Brian tasked the Engineering team with getting this feature out. Fortunately, we had a strong foundation with our hackathon project. Alas, it turned out to have a few kinks: returning Agent-specific data for every Portal is often unnecessary as the data hasn't changed since the last time you interacted with the Portal. To tackle this, we return the player data as a completely different piece of data from Portal data, and then put it together on the client. Unfortunately, the Intel Map doesn’t have real-time updates like the client does (it refreshes all data), so it still had to have the player data attached to the Portal.
The second major part of this was pre-populating the data with the entire history of Ingress gameplay. When we initially looked into this, we saw that the records storing actions that Agents have taken have a field for the entity. This field is hashed, meaning that we would have to reverse the hash to find out the actual entity that the record corresponds to. In order to do this, we created a process that would go through every single Portal ID and hash it so that we could use that hash to compare against the Agents’. Then we would go through each Agent’s records and find all the Portals they’ve visited and captured, and write that data to the structures that the client will query. After we finished writing this, we ran it in the dev environment and it wrote out the results to the datastore.

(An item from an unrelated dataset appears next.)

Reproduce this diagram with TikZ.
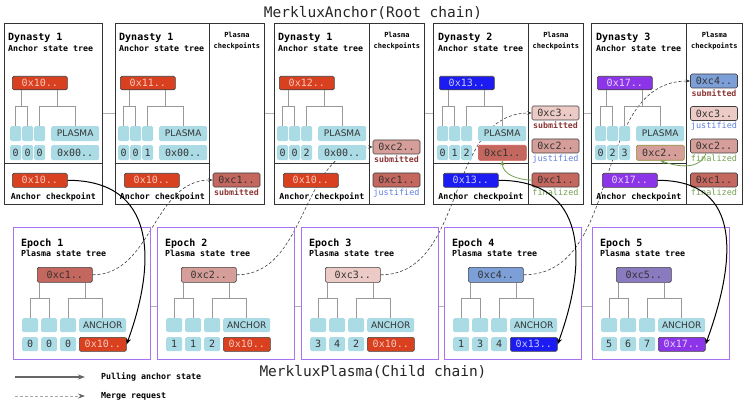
\documentclass[tikz,border=0pt]{standalone}
\usepackage{fontspec}
\usetikzlibrary{arrows.meta,calc,backgrounds}
\newfontfamily\codefamily{DejaVu Sans Mono}
\newfontfamily\tagfamily{DejaVu Sans}
\newcommand{\chainfont}{\codefamily\fontsize{14.5}{17}\selectfont}
\newcommand{\headfont}{\codefamily\bfseries\fontsize{10}{12}\selectfont}
\newcommand{\notefont}{\codefamily\bfseries\fontsize{8.3}{10}\selectfont}
\newcommand{\statefont}{\codefamily\fontsize{8.5}{10}\selectfont}
\newcommand{\cpheadfont}{\codefamily\bfseries\fontsize{7}{11}\selectfont}
\newcommand{\hashfont}{\codefamily\fontsize{10}{12}\selectfont}
\newcommand{\tagfont}{\tagfamily\fontsize{9}{11}\selectfont}

\definecolor{anchorred}{HTML}{D9401F}
\definecolor{anchorredtxt}{HTML}{F8C8BE}
\definecolor{anchorblue}{HTML}{1B1BF2}
\definecolor{anchorbluetxt}{HTML}{C8CCFF}
\definecolor{anchorpurple}{HTML}{8C35E8}
\definecolor{anchorpurpletxt}{HTML}{E6D6FF}
\definecolor{leafblue}{HTML}{ABDCE6}
\definecolor{cpone}{HTML}{C4675F}
\definecolor{cptwo}{HTML}{D69E99}
\definecolor{cpthree}{HTML}{ECCBC6}
\definecolor{cpfour}{HTML}{7C9FD7}
\definecolor{cpfive}{HTML}{8A7AC0}
\definecolor{submittedcol}{HTML}{8B3636}
\definecolor{justifiedcol}{HTML}{5F7FE0}
\definecolor{finalizedcol}{HTML}{72A050}
\definecolor{branchgray}{HTML}{999999}
\definecolor{epochpurple}{HTML}{A872F2}
\definecolor{legendgray}{HTML}{666666}
\definecolor{legendlight}{HTML}{A8A8A8}

\tikzset{
  chaintitle/.style={font=\chainfont, text=black!85, inner sep=0pt, anchor=base},
  panelbox/.style={draw=black!80, line width=0.8pt, minimum height=181pt, inner sep=0pt, anchor=north west},
  panelpen/.style={draw=black!80, line width=0.8pt},
  epochbox/.style={draw=epochpurple, line width=0.8pt, minimum width=137pt, minimum height=132pt, inner sep=0pt, anchor=north west},
  link/.style={draw=black!30, line width=0.8pt},
  branch/.style={draw=branchgray, line width=0.8pt},
  heading/.style={font=\headfont, anchor=base west, inner sep=0pt},
  subhead/.style={font=\notefont, anchor=base west, inner sep=0pt},
  note/.style={font=\notefont, inner sep=0pt},
  cphead/.style={font=\cpheadfont, align=center, inner sep=0pt},
  status/.style={font=\statefont, anchor=north, inner sep=1.5pt},
  submittedtag/.style={status, font=\notefont, text=submittedcol},
  justifiedtag/.style={status, text=justifiedcol},
  finalizedtag/.style={status, text=finalizedcol},
  hashbox/.style={draw=black!75, line width=0.6pt, rounded corners=1.5pt, minimum width=55pt, minimum height=14pt, inner sep=0pt, font=\hashfont, text=black!80},
  cpbox/.style={hashbox, minimum width=47pt},
  leaf/.style={fill=leafblue, rounded corners=1.5pt, inner sep=0pt, minimum height=15pt, anchor=north west, font=\hashfont, text=black!80},
  redhash/.style={fill=anchorred, text=anchorredtxt},
  bluehash/.style={fill=anchorblue, text=anchorbluetxt},
  purplehash/.style={fill=anchorpurple, text=anchorpurpletxt},
  c1/.style={fill=cpone}, c2/.style={fill=cptwo}, c3/.style={fill=cpthree},
  c4/.style={fill=cpfour}, c5/.style={fill=cpfive},
  pull/.style={-{Stealth[length=6pt,width=5pt]}, line width=1pt, black},
  merge/.style={-{Stealth[length=4.5pt,width=3.5pt]}, dash pattern=on 3pt off 2pt, line width=0.6pt, black!75},
  settle/.style={-{Stealth[length=5pt,width=4pt]}, line width=0.8pt, finalizedcol},
}

% anchor state tree: x, name, root, root colour, three digits, last leaf, its colour
\newcommand{\anchortree}[9]{%
  \node[hashbox, #4, anchor=north west, minimum height=13.5pt] (#2root) at (#1+2,76) {#3};
  \node[leaf, minimum width=11pt] (#2a) at (#1,126) {};
  \node[leaf, minimum width=11pt] (#2b) at (#1+12,126) {};
  \node[leaf, minimum width=11pt] (#2c) at (#1+24,126) {};
  \node[leaf, minimum width=48pt, font=\tagfont] (#2d) at (#1+41,126) {PLASMA};
  \node[leaf, minimum width=11pt] (#2e) at (#1,145) {#5};
  \node[leaf, minimum width=11pt] (#2f) at (#1+12,145) {#6};
  \node[leaf, minimum width=11pt] (#2g) at (#1+24,145) {#7};
  \node[leaf, minimum width=48pt, #9] (#2h) at (#1+41,145) {#8};
  \draw[branch] (#2a.north) -- ++(0,-20) -| (#2b.north);
  \draw[branch] (#2c.north) -- ++(0,-20) -| (#2d.north);
  \path ($(#2a.north)!.5!(#2b.north)$) ++(0,-20) coordinate (#2ab);
  \path ($(#2c.north)!.5!(#2d.north)$) ++(0,-20) coordinate (#2cd);
  \draw[branch] (#2ab) -- (#2ab |- #2root.south);
  \draw[branch] (#2cd) -- (#2cd |- #2root.south);
}

% plasma state tree: x, epoch, root, root colour, three digits, anchor leaf, its colour
\newcommand{\plasmatree}[9]{%
  \node[epochbox] (e#2) at (#1,227) {};
  \node[heading] (e#2head) at (#1+8,246) {Epoch #2};
  \node[subhead] (e#2sub) at (#1+8,256) {Plasma state tree};
  \node[hashbox, #4, anchor=north west, minimum height=15pt] (e#2root) at (#1+24,267) {#3};
  \node[leaf, minimum width=16pt, minimum height=14pt] (e#2a) at (#1+9,318) {};
  \node[leaf, minimum width=16pt, minimum height=14pt] (e#2b) at (#1+28,318) {};
  \node[leaf, minimum width=16pt, minimum height=14pt] (e#2c) at (#1+47,318) {};
  \node[leaf, minimum width=47pt, minimum height=14pt, font=\tagfont] (e#2d) at (#1+66,318) {ANCHOR};
  \node[leaf, minimum width=16pt, minimum height=14pt] (e#2e) at (#1+9,337) {#5};
  \node[leaf, minimum width=16pt, minimum height=14pt] (e#2f) at (#1+28,337) {#6};
  \node[leaf, minimum width=16pt, minimum height=14pt] (e#2g) at (#1+47,337) {#7};
  \node[leaf, minimum width=47pt, minimum height=14pt, draw=black!75, line width=0.6pt, #9] (e#2h) at (#1+66,337) {#8};
  \draw[branch] (e#2a.north) -- ++(0,-20) -| (e#2b.north);
  \draw[branch] (e#2c.north) -- ++(0,-20) -| (e#2d.north);
  \path ($(e#2a.north)!.5!(e#2b.north)$) ++(0,-20) coordinate (e#2ab);
  \path ($(e#2c.north)!.5!(e#2d.north)$) ++(0,-20) coordinate (e#2cd);
  \draw[branch] (e#2ab) -- (e#2ab |- e#2root.south);
  \draw[branch] (e#2cd) -- (e#2cd |- e#2root.south);
}

\begin{document}
\begin{tikzpicture}[x=1pt,y=-1pt]
\useasboundingbox (0,0) rectangle (746,414);

% root chain
\node[chaintitle] (roottitle) at (373,18) {MerkluxAnchor(Root chain)};
\node[panelbox, minimum width=98pt] (d1) at (4,23) {};
\node[panelbox, minimum width=94pt] (d2) at (115,23) {};
\node[panelbox, minimum width=55pt] (p2) at (209,23) {};
\node[panelbox, minimum width=95pt] (d3) at (274,23) {};
\node[panelbox, minimum width=55pt] (p3) at (369,23) {};
\node[panelbox, minimum width=95pt] (d4) at (433,23) {};
\node[panelbox, minimum width=55pt] (p4) at (528,23) {};
\node[panelbox, minimum width=95pt] (d5) at (591,23) {};
\node[panelbox, minimum width=56pt] (p5) at (686,23) {};
\draw[link] (d1) -- (d2);
\draw[link] (p2) -- (d3);
\draw[link] (p3) -- (d4);
\draw[link] (p4) -- (d5);
\foreach \d/\x/\n in {d1/8/1, d2/119/1, d3/278/1, d4/438/2, d5/596/3} {
  \draw[panelpen] ([yshift=41pt]\d.south west) -- ([yshift=41pt]\d.south east);
  \node[heading] (\d-head) at (\x,41) {Dynasty \n};
  \node[subhead] (\d-sub) at (\x,51.5) {Anchor state tree};
  \node[note, anchor=base] (\d-cplabel) at ([yshift=5pt]\d.south) {Anchor checkpoint};
}
\foreach \p in {p2,p3,p4,p5}
  \node[cphead] (\p-head) at ([yshift=-18.5pt]\p.north) {Plasma\\checkpoints};

\anchortree{10}{d1}{0x10..}{redhash}{0}{0}{0}{0x00..}{}
\anchortree{118}{d2}{0x11..}{redhash}{0}{0}{1}{0x00..}{}
\anchortree{277}{d3}{0x12..}{redhash}{0}{0}{2}{0x00..}{}
\anchortree{437}{d4}{0x13..}{bluehash}{0}{1}{2}{0xc1..}{draw=cpone!85!red, line width=0.6pt, c1}
\anchortree{595}{d5}{0x17..}{purplehash}{0}{2}{3}{0xc2..}{draw=olive!60!gray, line width=0.6pt, c2}

\node[hashbox, redhash, anchor=north west] (d1cp) at (12,173) {0x10..};
\node[hashbox, redhash, anchor=north west] (d2cp) at (124,173) {0x10..};
\node[hashbox, redhash, anchor=north west] (d3cp) at (283,173) {0x10..};
\node[hashbox, bluehash, anchor=north west] (d4cp) at (443,173) {0x13..};
\node[hashbox, purplehash, anchor=north west] (d5cp) at (602,173) {0x17..};

% plasma checkpoints
\node[cpbox, c1] (p2c1) at (236.5,180) {0xc1..};
\node[submittedtag] (p2c1-s) at (p2c1.south) {submitted};
\node[cpbox, c2] (p3c2) at (396.5,147) {0xc2..};
\node[submittedtag] (p3c2-s) at (p3c2.south) {submitted};
\node[cpbox, c1] (p3c1) at (396.5,180) {0xc1..};
\node[justifiedtag] (p3c1-s) at (p3c1.south) {justified};
\node[cpbox, c3] (p4c3) at (555.5,113) {0xc3..};
\node[submittedtag] (p4c3-s) at (p4c3.south) {submitted};
\node[cpbox, c2] (p4c2) at (555.5,146) {0xc2..};
\node[justifiedtag] (p4c2-s) at (p4c2.south) {justified};
\node[cpbox, c1] (p4c1) at (555.5,180) {0xc1..};
\node[finalizedtag] (p4c1-s) at (p4c1.south) {finalized};
\node[cpbox, c4] (p5c4) at (714,81) {0xc4..};
\node[submittedtag] (p5c4-s) at (p5c4.south) {submitted};
\node[cpbox, c3] (p5c3) at (714,113.5) {0xc3..};
\node[justifiedtag] (p5c3-s) at (p5c3.south) {justified};
\node[cpbox, c2] (p5c2) at (714,146) {0xc2..};
\node[finalizedtag] (p5c2-s) at (p5c2.south) {finalized};
\node[cpbox, c1] (p5c1) at (714,180) {0xc1..};
\node[finalizedtag] (p5c1-s) at (p5c1.south) {finalized};

% child chain
\plasmatree{13}{1}{0xc1..}{c1}{0}{0}{0}{0x10..}{redhash}
\plasmatree{157}{2}{0xc2..}{c2}{1}{1}{2}{0x10..}{redhash}
\plasmatree{301}{3}{0xc3..}{c3}{3}{4}{2}{0x10..}{redhash}
\plasmatree{444}{4}{0xc4..}{c4}{1}{3}{4}{0x13..}{bluehash}
\plasmatree{592}{5}{0xc5..}{c5}{5}{6}{7}{0x17..}{purplehash}
\draw[link] ([yshift=-13pt]e1.east) -- ([yshift=-13pt]e2.west);
\draw[link] ([yshift=-13pt]e2.east) -- ([yshift=-13pt]e3.west);
\draw[link] ([yshift=-13pt]e3.east) -- ([yshift=-13pt]e4.west);
\draw[link] ([yshift=-13pt]e4.east) -- ([yshift=-13pt]e5.west);
\node[chaintitle] (childtitle) at (373,376) {MerkluxPlasma(Child chain)};

% merge requests go behind the boxes
\begin{scope}[on background layer]
  \draw[merge] (e1root.east) to[out=0,in=180] (p2c1.west);
  \draw[merge] (e2root.east) to[out=0,in=180] (p3c2.west);
  \draw[merge] (e3root.east) to[out=0,in=180] (p4c3.west);
  \draw[merge] (e4root.east) to[out=0,in=180] (p5c4.west);
\end{scope}

% pulling anchor state
\draw[pull] (d1cp.east) to[out=0,in=70,looseness=1.3] (e1h.east);
\draw[pull] (d4cp.east) to[out=0,in=70,looseness=1.3] (e4h.east);
\draw[pull] (d5cp.east) to[out=0,in=70,looseness=1.3] (e5h.east);
\draw[settle] (p4c1.west) to[out=180,in=-90] (d4h.south);
\draw[settle] ([xshift=-8pt]p5c2.south) to[out=-110,in=-20] (d5h.south);

% legend
\coordinate (pullfrom) at (15,377);
\coordinate (pullto) at (85,377);
\coordinate (mergefrom) at (15,396);
\coordinate (mergeto) at (85,396);
\draw[-{Stealth[length=7pt,width=5pt]}, line width=1.1pt, legendgray] (pullfrom) -- (pullto);
\draw[dash pattern=on 3pt off 2pt, line width=0.7pt, legendlight, -{Stealth[length=7pt,width=5pt,legendgray]}] (mergefrom) -- (mergeto);
\node[note, anchor=west] (pulltext) at (101,377) {Pulling anchor state};
\node[note, anchor=west] (mergetext) at (101,396) {Merge request};
\end{tikzpicture}
\end{document}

When we checked our results, they didn’t match the Portals we expected. It turns out that we made a mistake when examining the code that wrote out the tracking records. The function takes in a string which it calls ID, hashes it, and writes it to that field. The thing we missed was that this function wasn’t called in the case of visiting and capturing Portals. We instead called a different function first, which combined the ID of the Agent with the ID of the Portal. This means that the single list of hashes that we made before wouldn't work. We had to recreate the list from scratch for each individual Agent.
The cost for doing that process once was high, though reasonable; but multiply that for every Agent and the end-to-end process wasn’t feasible. The team put our heads down and went to work trying to reduce the cost. After some diligent effort and time optimizing the pipeline, we succeeded in reducing the cost significantly. One of the optimizations that helped us to do this was by making the flow run on a single machine per player instead of spreading it out to multiple machines. This involved some creative ways of reducing the size of the data that each machine would need to have in order to generate the results. Then, by specifically choosing to run the optimized backfill for Agents Level 3 and higher, we managed to get the cost into a reasonable range. The cost reduction of the engineering team here allowed us to give this feature to all Level 3 Agents and higher without making it a paid feature.
At this point, we had a working client and server, but we needed a clear way of displaying all of this data. We came up with a clever concept of “Layers.” This enabled us to only show Agents the information that they care about. The Art team took this on and came up with an initial concept, which everyone was so excited to try out. The first iteration was hard to read, so we continued to test different designs. The Art team quickly took that feedback from the team and from Vanguards, and increased the size of each Portal History ring and added spacing to the Portal, which made the rings easier to see at different zoom levels.
We have iterated quite a bit on this feature from the hackathon to during development before the launch all the way to development after launch as well. There were some additions that we knew players would want (e.g. invert on the intel map) but even without that, we knew that players would really enjoy this feature, so we elected to ship the core feature and then continue to iterate after launch. This iterative design process enables us to draw feedback from Agents and our teammates, and help guide the direction of the Ingress roadmap.
Player portal history was always something that we wanted to put on the roadmap as it was one of the top requested features from players, so we found a creative way to get it out to players. We’ve since expanded the Layers button to include Drones so Agents can see more activity going on around them. We hope to continue to make further enhancements in the future!